On Tuesday, New Jersey will become the 13th state to adopt automatic voter registration—and the third to do so this year—continuing a trend that has seen blue states expand access to the ballot in an attempt to combat Republican voter suppression efforts. “The ability to exercise your basic right to vote has become a right that’s more important now than arguably any other time in our nation’s history,” Gov. Phil Murphy, a Democrat who was elected last year, told Mother Jones. “Opening democracy up and making it work for as many folks as possible has never been more important.”

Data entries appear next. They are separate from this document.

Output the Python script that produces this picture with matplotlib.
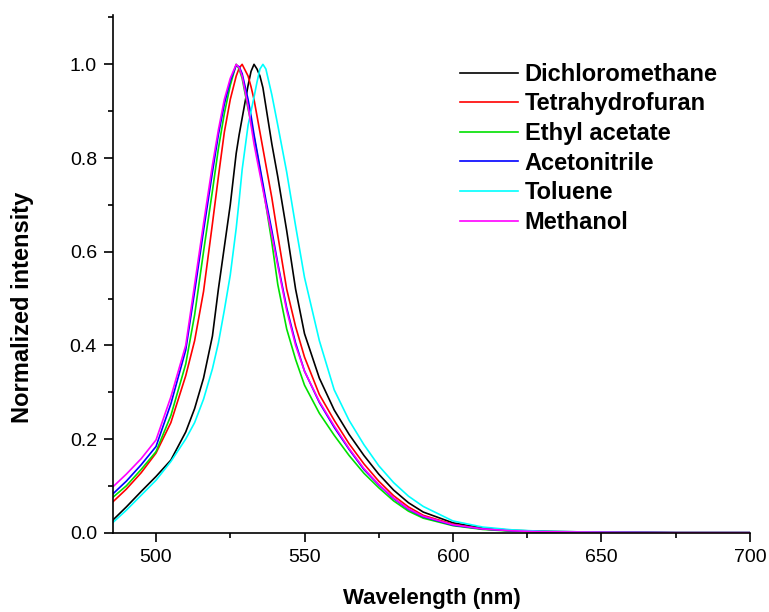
import matplotlib
matplotlib.use('Agg')
import matplotlib.pyplot as plt
from matplotlib.ticker import MultipleLocator

plt.rcParams['font.family'] = ['Liberation Sans', 'DejaVu Sans']

# wavelength grid (nm) shared by all spectra
wavelength = [485, 490, 495, 500, 505, 510, 513, 516, 519, 521, 523, 525, 527, 528, 529,
              531, 532, 533, 534, 535, 536, 537, 539, 541, 544, 547, 550, 555, 560, 565,
              570, 575, 580, 585, 590, 600, 610, 620, 630, 650, 675, 700]

# normalized emission
dichloromethane = [0.024, 0.055, 0.088, 0.120, 0.155, 0.215, 0.265, 0.330, 0.420, 0.520, 0.610,
                   0.700, 0.810, 0.850, 0.885, 0.955, 0.985, 1.000, 0.990, 0.975, 0.950, 0.910,
                   0.830, 0.760, 0.645, 0.520, 0.425, 0.330, 0.262, 0.210, 0.165, 0.125, 0.091,
                   0.064, 0.044, 0.021, 0.010, 0.005, 0.003, 0.001, 0.0, 0.0]
tetrahydrofuran = [0.063, 0.093, 0.128, 0.170, 0.235, 0.335, 0.410, 0.515, 0.660, 0.760, 0.855,
                   0.925, 0.975, 0.992, 1.000, 0.975, 0.952, 0.925, 0.890, 0.855, 0.820, 0.785,
                   0.715, 0.635, 0.520, 0.440, 0.375, 0.295, 0.240, 0.190, 0.147, 0.110, 0.079,
                   0.055, 0.037, 0.018, 0.008, 0.004, 0.002, 0.001, 0.0, 0.0]
ethyl_acetate = [0.073, 0.100, 0.135, 0.173, 0.250, 0.360, 0.465, 0.600, 0.730, 0.820, 0.895,
                 0.955, 1.000, 0.990, 0.970, 0.905, 0.875, 0.845, 0.810, 0.775, 0.738, 0.700,
                 0.620, 0.530, 0.435, 0.370, 0.315, 0.255, 0.208, 0.165, 0.127, 0.096, 0.068,
                 0.046, 0.031, 0.015, 0.007, 0.003, 0.002, 0.001, 0.0, 0.0]
acetonitrile = [0.080, 0.110, 0.145, 0.184, 0.275, 0.390, 0.515, 0.645, 0.770, 0.850, 0.915,
                0.965, 0.998, 0.995, 0.980, 0.925, 0.890, 0.850, 0.815, 0.780, 0.745, 0.710,
                0.645, 0.575, 0.480, 0.405, 0.345, 0.278, 0.225, 0.178, 0.135, 0.102, 0.073,
                0.050, 0.034, 0.016, 0.008, 0.004, 0.002, 0.001, 0.0, 0.0]
toluene = [0.019, 0.048, 0.080, 0.112, 0.152, 0.200, 0.235, 0.285, 0.350, 0.405, 0.475,
           0.550, 0.650, 0.710, 0.775, 0.870, 0.900, 0.930, 0.962, 0.990, 1.000, 0.990,
           0.935, 0.870, 0.770, 0.655, 0.545, 0.410, 0.305, 0.240, 0.188, 0.143, 0.107,
           0.078, 0.056, 0.025, 0.012, 0.006, 0.003, 0.001, 0.0, 0.0]
methanol = [0.095, 0.125, 0.158, 0.198, 0.290, 0.400, 0.530, 0.660, 0.785, 0.860, 0.925,
            0.970, 1.000, 0.993, 0.975, 0.910, 0.870, 0.830, 0.797, 0.765, 0.733, 0.700,
            0.635, 0.570, 0.475, 0.400, 0.345, 0.280, 0.228, 0.180, 0.137, 0.103, 0.074,
            0.051, 0.035, 0.017, 0.008, 0.004, 0.002, 0.001, 0.0, 0.0]

solvents = ['Dichloromethane', 'Tetrahydrofuran', 'Ethyl acetate', 'Acetonitrile', 'Toluene', 'Methanol']
spectra = [dichloromethane, tetrahydrofuran, ethyl_acetate, acetonitrile, toluene, methanol]
colors = ['#000000', '#ff0000', '#00e000', '#0000ff', '#00ffff', '#ff00ff']

fig = plt.figure(figsize=(7.69, 6.12), dpi=100)
ax = fig.add_axes([0.1469, 0.1296, 0.8283, 0.8464])

for name, y, c in zip(solvents, spectra, colors):
    ax.plot(wavelength, y, color=c, lw=1.2, label=name)

ax.set_xlim(485.5, 700)
ax.set_ylim(0, 1.106)
ax.xaxis.set_major_locator(MultipleLocator(50))
ax.xaxis.set_minor_locator(MultipleLocator(25))
ax.yaxis.set_major_locator(MultipleLocator(0.2))
ax.yaxis.set_minor_locator(MultipleLocator(0.1))
ax.yaxis.set_major_formatter(plt.FormatStrFormatter('%.1f'))

ax.spines['top'].set_visible(False)
ax.spines['right'].set_visible(False)
for s in ['left', 'bottom']:
    ax.spines[s].set_linewidth(1.2)
ax.tick_params(which='major', direction='out', length=6.5, width=1.2, labelsize=14, pad=5)
ax.tick_params(which='minor', direction='out', length=3.5, width=1.2)

ax.set_xlabel('Wavelength (nm)', fontsize=16, fontweight='bold')
ax.set_ylabel('Normalized intensity', fontsize=17, fontweight='bold')
ax.xaxis.set_label_coords(0.5, -0.107)
ax.yaxis.set_label_coords(-0.124, 0.434)

ax.legend(loc='upper left', bbox_to_anchor=(0.545, 0.907), frameon=False,
          prop={'size': 17, 'weight': 'bold'}, handlelength=2.45, handletextpad=0.28,
          labelspacing=0.28, borderpad=0, borderaxespad=0)

plt.savefig('out.png', dpi=100)
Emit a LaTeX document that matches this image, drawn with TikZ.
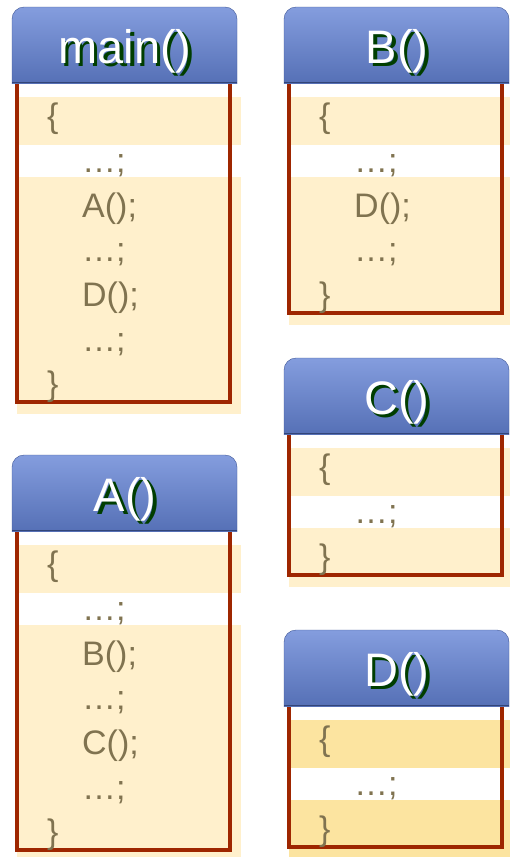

Murphy will sign the bill, which was passed by the Democratic-controlled legislature, on Tuesday afternoon at Trenton’s Hughes Justice Complex, which houses the state’s justice system. The new legislation could register nearly 600,000 new voters, according to a study by the Center for American Progress. “It will get a ton more people registered,” said Murphy. “We will be in the top rung of open democracy.”
In the age of President Trump and voter suppression, states must expand, not just protect, voting rights.
That’s why tomorrow I will sign into law among the most expansive Automatic Voter Registration policies in the nation to empower New Jerseyans to make their voices heard.
— Governor Phil Murphy (@GovMurphy) April 16, 2018
Eligible voters will now automatically be registered when they obtain or renew a driver’s license, unless they opt out. New Jersey’s secretary of state has the power to expand the law to register people at other state agencies. The law will go into effect in November.
Oregon became the first state to enact automatic registration in 2016, registering 270,000 new voters and seeing the largest turnout increase of any state during the last presidential election. Since then, 12 other states and the District of Columbia have passed or implemented similar laws, with Washington state and Maryland enacting automatic registration this year.
After years of Republican attempts to restrict voting rights, Democratic-controlled states are taking more aggressive steps to expand access to the ballot. According to the Brennan Center for Justice, 514 bills to expand voting access have been introduced this year in 41 states, and 20 bills expanding voting access have passed at least one legislative chamber in 12 states. But the trend is not limited to blue states: automatic registration has also been passed or implemented in red states like Alaska, Georgia, and West Virginia.
New Jersey is also considering legislation to enact early voting and Election Day registration and restore voting rights to ex-felons on probation or parole. “This will be the first voting rights bill I sign, but I hope it won’t be the last,” Murphy said.